Frankly, I think the intersection on the venn diagram of 'voted leave' and 'likely to vote labour' is pretty small. Plus the 'general electorate' didn't vote leave, it was roughly 1/3 did, 1/3 didn't, 1/3 didn't reply, so the large majority aren't actually leave voters. Opinion seems to be they're terrified they might lose votes to UKIP but their stance, it seems to me, will do little to attract those who were thinking of voting UKIP - frankly, if they're not going to vote UKIP they're going to vote Tory - while alienating those natural labour voters who were either remain or neutral.
Got nothing to do with the divisions in the party. This isn't some story leaked by a Progress member with the aim of sabotaging an otherwise popular Corbyn policy, this is Corbyn himself (IMO) completely misreading the opinion of the people in the party he's been relying on to keep him in office. It could backfire on him in a major way.

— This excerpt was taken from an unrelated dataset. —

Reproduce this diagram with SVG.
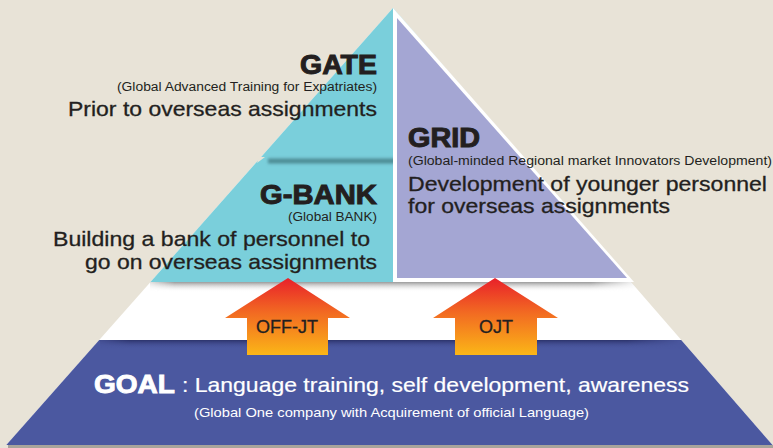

This is entirely separate to the argument as to whether triggering Article 50 and whatever the deal we get afterwards is good or bad for labour voters. As you say, Article 50 is going to be triggered. It's to do with whether a party represents the will of it's members. Corbyn got into office because he represented the will and opinion of more labour party members than Angela Eagle or Owen Smith did. If he forces through a major policy position in the exact opposite to the opinion of those same party members, he's asking for trouble. This isn't Corbyn & members vs PLP, this is purely Corbyn vs Members.